Noch immer werden der Verkauf von Fahrzeugen und davon unabhängige Serviceprozesse als Hauptumsatzträger der Unternehmen angesehen. Mehr noch, die entsprechenden Abteilungen internationaler OEM werden oftmals noch auf die Maximierung genau dieser, traditionellen Ziele hin incentiviert. Wobei wir bei einem der größten Probleme heutiger Organisationen angelangt wären: Wie kann echte Innovation inhouse geschehen, ohne das eigene Geschäftsmodell zu einer disruptiven Veränderung zu führen? Die Geschichte ist voll mit Beispielen verpasster Disruptionen. Ein Ende-zu-Ende-Prozess der Kund:innen in den Mittelpunkt stellt über alle Abteilungen hinweg, der die Maximierung des Kund:innen–Lebenswertes (LTV) honoriert, steht lediglich als Vision im Raum.
Darüber hinaus sind die aktuellen Fahrzeuge noch nicht ausreichend mit Sensoren ausgestattet, um tatsächlich alle relevanten Daten zu erfassen. Das liegt auf der Hand, denn Sensoren kosten Geld, müssen aufwändig integriert werden und reduzieren auf den ersten Blick die Marge des Produkts. Wie sonst ist es zu erklären, dass in der Praxis bspw. auf der Achse von aktuellen Fahrzeugen eines Premiumherstellers nur ein Sensor für die Bremsbeläge – immerhin ein sicherheitsrelevantes Bauteil – zu finden ist? Die mit Sensoren heute auch meist einhergehende Wunschvorstellung einer allumfassenden Predictive Maintenance wurde dabei all zu oft enttäuscht. Ein Großteil der Fahrzeugprobleme ließ sich nicht zuverlässig vorhersagen, oder meist mit nur geringem Vorlauf. Will man Endkund:innen die Vorhersage von Reparaturereignissen aber als Service offerieren, muss der Fahrzeughersteller mit annähernd 100 % die richtigen Schlüsse aus der Mustererkennung ziehen. Eine Gefahr für die Reputation, sollte dies nicht gelingen – ein Teufelskreis aus Technik und Interaktion.
Ein weiteres technisches Dilemma offenbart die momentan nicht – oder nur ansatzweise – vorhandene Verknüpfung aus Fahrzeug- und Kundendaten wodurch wertvolle Synergien gar nicht erst genutzt werden können.
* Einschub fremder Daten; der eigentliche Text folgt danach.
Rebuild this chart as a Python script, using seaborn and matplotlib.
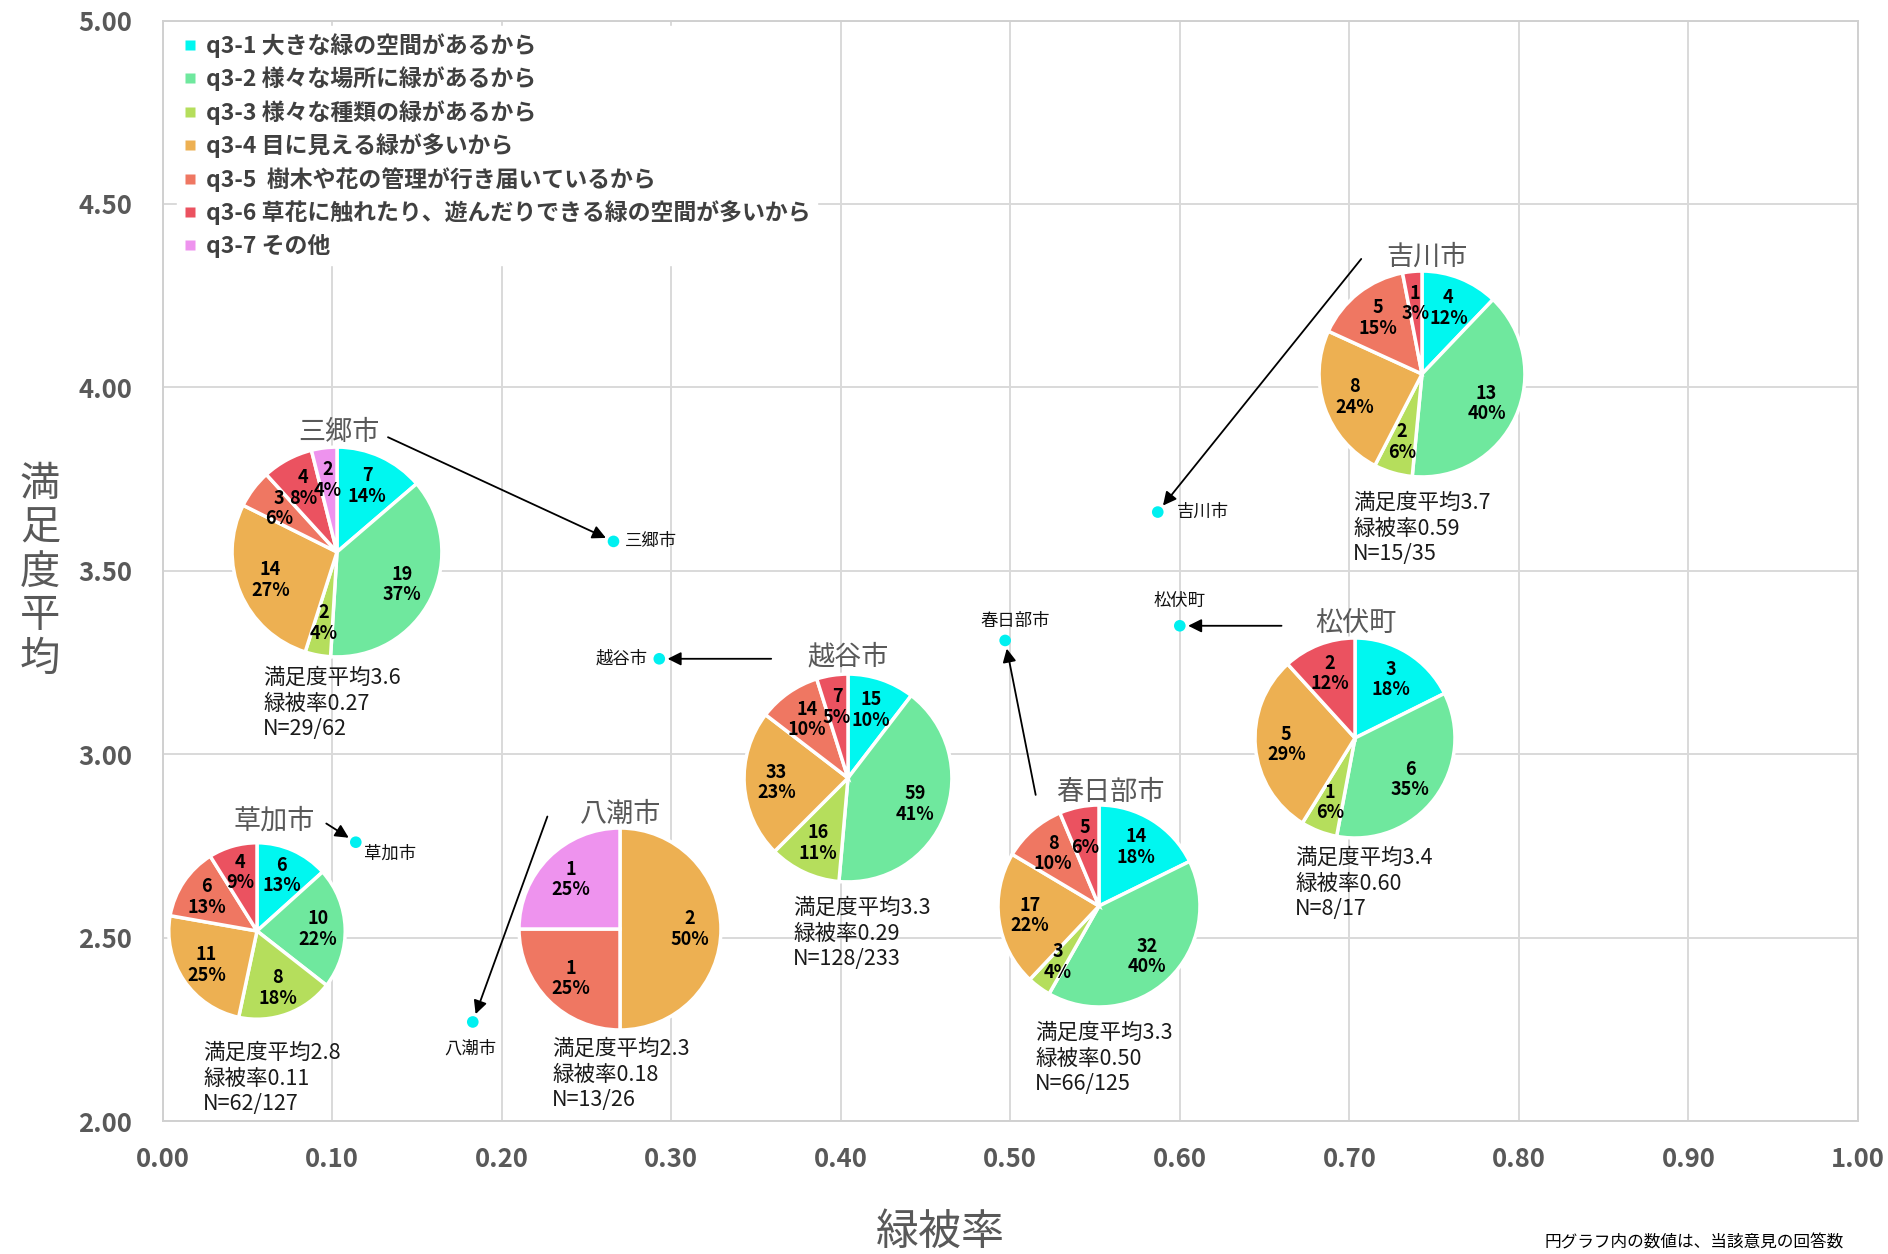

Zudem fehlt das intelligente Mapping aus Fahrzeugdaten, Fahrzeugumgebungsvariablen und Erfahrungsdatenbanken (Best Practices) die das notwendige Fachwissen in den Prozess einbringen.
Aber nicht nur organisatorische und technische Herausforderungen gilt es zu managen. Auch die Wahrnehmung der Kund:innen scheint entscheidend. Viele Personen sind hierzulande dem digitalen Verkauf gegenüber noch skeptisch eingestellt. Sie zögern, einen großen Kauf wie den eines Fahrzeugs online abzuschließen, ohne das Fahrzeug physisch zu inspizieren und Probe zu fahren. Verständlich, denn es ist schließlich für die meisten Menschen ein großer, wohl überlegter Invest. Muss dieser Mangel an Vertrauen daher immer zu einer niedrigeren Konversionsrate beim digitalen Verkauf führen? Wohl kaum, wenn man akzeptiert, dass die Zukunft ein hybrides Modell sein wird.